What the task asks :: Take the data below and copy exactly the lines starting at the one with "What D3.js code" and finishing at the one with "const height = 492;", both included.
--- START OF Task material ---
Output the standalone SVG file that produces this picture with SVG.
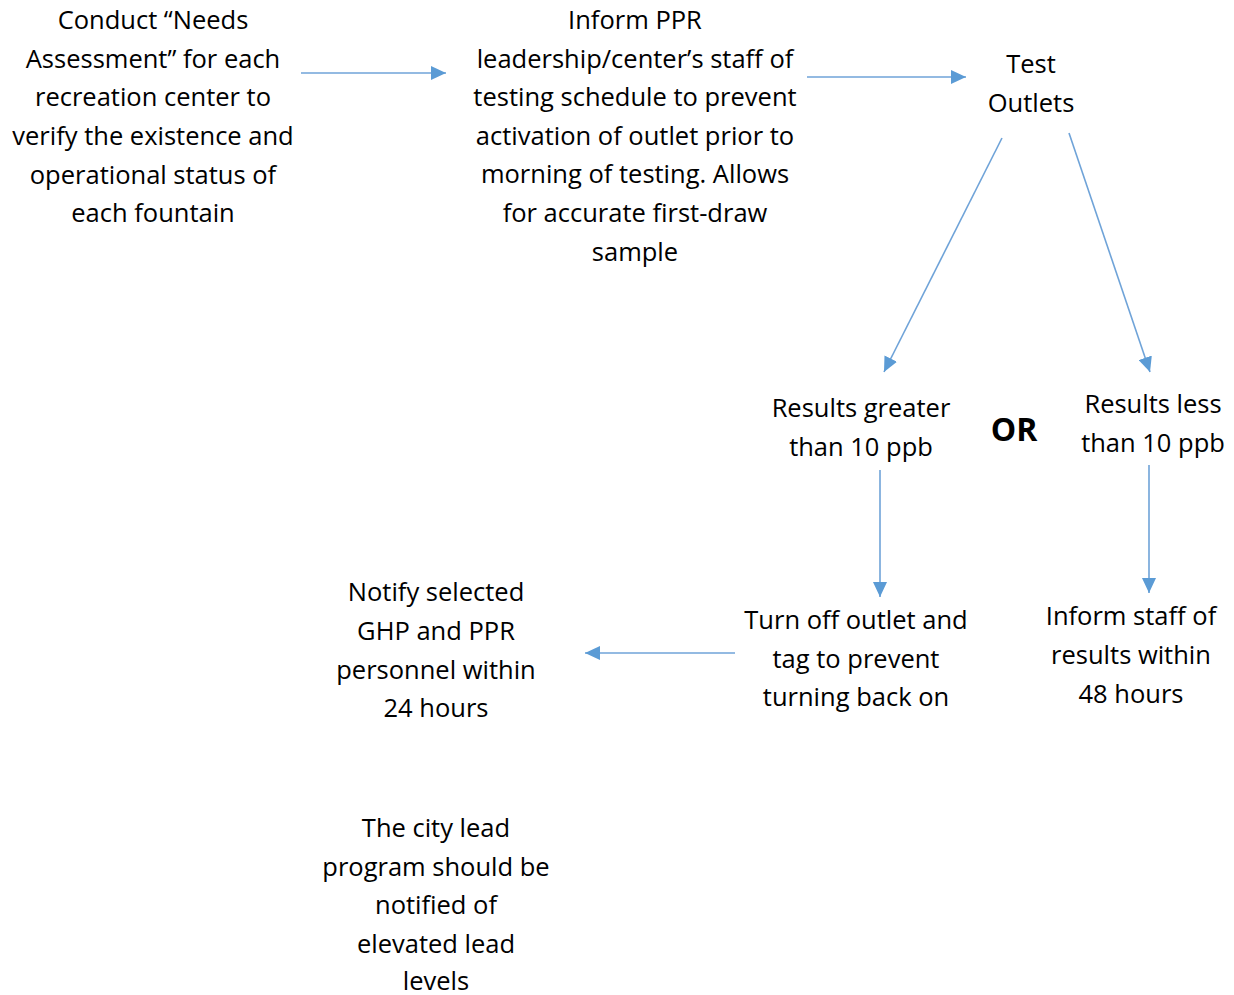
--- END OF Task material ---
--- START OF Task material ---
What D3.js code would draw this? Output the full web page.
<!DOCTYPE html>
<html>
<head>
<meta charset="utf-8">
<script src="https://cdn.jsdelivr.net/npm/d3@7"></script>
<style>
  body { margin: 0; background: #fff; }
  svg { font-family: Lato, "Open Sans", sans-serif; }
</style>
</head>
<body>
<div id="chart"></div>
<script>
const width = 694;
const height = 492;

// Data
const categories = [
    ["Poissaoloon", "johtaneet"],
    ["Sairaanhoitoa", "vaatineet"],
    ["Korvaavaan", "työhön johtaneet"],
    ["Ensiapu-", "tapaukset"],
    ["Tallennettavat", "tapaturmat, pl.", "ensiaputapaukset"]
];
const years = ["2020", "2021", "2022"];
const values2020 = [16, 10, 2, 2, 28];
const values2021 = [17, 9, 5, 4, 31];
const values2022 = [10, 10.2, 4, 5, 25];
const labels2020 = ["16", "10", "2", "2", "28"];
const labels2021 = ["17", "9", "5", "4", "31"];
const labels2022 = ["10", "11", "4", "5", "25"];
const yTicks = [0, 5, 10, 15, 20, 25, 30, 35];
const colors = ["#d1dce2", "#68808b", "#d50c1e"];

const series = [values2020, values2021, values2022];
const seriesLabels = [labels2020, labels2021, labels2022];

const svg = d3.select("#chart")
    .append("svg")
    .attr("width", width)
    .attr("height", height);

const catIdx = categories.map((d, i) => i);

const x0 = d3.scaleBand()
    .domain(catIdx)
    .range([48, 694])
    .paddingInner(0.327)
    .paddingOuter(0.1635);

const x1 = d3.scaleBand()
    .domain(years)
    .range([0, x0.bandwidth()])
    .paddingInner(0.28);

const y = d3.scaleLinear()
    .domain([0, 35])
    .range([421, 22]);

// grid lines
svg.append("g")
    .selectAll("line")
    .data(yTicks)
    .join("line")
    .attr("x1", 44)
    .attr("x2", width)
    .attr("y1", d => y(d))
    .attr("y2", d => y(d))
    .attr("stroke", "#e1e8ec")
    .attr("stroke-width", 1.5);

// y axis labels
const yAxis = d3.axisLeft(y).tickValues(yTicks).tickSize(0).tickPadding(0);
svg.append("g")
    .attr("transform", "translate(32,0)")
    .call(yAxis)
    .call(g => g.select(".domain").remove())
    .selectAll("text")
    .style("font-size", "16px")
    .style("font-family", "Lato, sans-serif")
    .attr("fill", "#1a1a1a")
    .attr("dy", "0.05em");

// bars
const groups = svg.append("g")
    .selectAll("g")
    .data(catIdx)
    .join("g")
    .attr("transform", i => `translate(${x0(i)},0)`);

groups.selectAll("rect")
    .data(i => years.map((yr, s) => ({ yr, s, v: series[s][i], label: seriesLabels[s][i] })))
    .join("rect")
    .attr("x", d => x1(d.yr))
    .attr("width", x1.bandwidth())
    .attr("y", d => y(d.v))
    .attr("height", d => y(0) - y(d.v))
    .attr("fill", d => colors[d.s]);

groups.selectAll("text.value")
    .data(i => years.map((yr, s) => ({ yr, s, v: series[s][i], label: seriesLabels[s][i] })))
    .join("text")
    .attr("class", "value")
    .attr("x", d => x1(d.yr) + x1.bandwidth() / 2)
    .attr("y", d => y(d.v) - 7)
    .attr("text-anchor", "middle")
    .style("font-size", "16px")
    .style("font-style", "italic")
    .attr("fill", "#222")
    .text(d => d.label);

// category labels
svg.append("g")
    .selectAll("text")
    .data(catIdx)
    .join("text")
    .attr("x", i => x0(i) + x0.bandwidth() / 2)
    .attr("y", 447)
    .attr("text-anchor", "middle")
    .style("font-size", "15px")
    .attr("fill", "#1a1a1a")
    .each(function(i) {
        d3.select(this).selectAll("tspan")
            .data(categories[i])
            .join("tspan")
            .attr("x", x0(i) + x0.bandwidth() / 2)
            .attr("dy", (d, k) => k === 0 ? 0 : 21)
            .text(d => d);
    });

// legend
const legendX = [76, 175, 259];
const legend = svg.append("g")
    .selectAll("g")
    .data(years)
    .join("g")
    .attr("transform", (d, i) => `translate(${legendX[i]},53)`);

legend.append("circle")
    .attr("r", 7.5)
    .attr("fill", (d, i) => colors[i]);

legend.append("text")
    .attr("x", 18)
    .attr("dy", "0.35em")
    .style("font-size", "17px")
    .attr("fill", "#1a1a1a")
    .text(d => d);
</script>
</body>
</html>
--- END OF Task material ---
--- START OF Task material ---
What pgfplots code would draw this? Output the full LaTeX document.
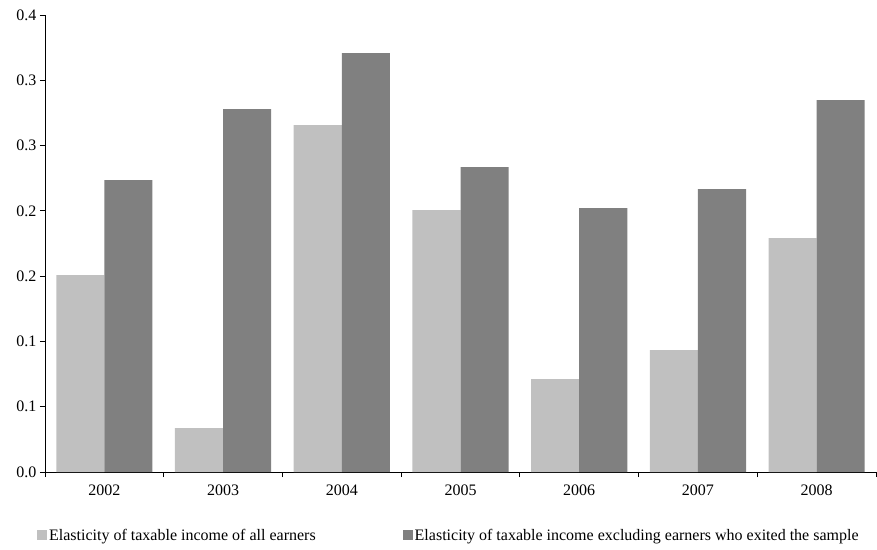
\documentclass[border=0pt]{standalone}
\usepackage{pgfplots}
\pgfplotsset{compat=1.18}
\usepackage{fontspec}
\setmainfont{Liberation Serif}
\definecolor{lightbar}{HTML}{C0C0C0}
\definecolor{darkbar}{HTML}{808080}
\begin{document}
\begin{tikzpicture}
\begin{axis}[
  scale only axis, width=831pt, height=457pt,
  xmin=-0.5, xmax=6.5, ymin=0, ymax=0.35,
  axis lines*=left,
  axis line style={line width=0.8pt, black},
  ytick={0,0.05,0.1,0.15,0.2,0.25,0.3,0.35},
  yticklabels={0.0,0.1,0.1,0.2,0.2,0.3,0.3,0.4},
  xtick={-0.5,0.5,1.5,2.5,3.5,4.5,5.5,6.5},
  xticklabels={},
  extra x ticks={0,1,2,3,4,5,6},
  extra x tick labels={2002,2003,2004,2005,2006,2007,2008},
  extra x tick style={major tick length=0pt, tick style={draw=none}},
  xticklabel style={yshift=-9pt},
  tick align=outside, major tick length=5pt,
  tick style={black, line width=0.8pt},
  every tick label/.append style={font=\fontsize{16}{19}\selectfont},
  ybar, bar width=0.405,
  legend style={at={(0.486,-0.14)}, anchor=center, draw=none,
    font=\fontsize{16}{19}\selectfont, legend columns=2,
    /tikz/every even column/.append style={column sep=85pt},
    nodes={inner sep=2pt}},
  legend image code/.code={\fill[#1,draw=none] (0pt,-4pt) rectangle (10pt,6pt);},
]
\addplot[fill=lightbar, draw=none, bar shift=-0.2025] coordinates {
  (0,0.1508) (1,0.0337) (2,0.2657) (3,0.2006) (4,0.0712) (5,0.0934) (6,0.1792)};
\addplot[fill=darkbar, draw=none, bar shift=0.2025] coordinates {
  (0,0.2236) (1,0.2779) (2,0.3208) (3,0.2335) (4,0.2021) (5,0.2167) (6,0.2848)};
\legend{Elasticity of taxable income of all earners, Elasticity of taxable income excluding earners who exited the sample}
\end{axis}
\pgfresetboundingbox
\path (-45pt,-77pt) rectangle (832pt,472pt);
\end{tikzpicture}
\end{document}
--- END OF Task material ---
Answer below ::
What D3.js code would draw this? Output the full web page.
<!DOCTYPE html>
<html>
<head>
<meta charset="utf-8">
<script src="https://cdn.jsdelivr.net/npm/d3@7"></script>
<style>
  body { margin: 0; background: #fff; }
  svg { font-family: Lato, "Open Sans", sans-serif; }
</style>
</head>
<body>
<div id="chart"></div>
<script>
const width = 694;
const height = 492;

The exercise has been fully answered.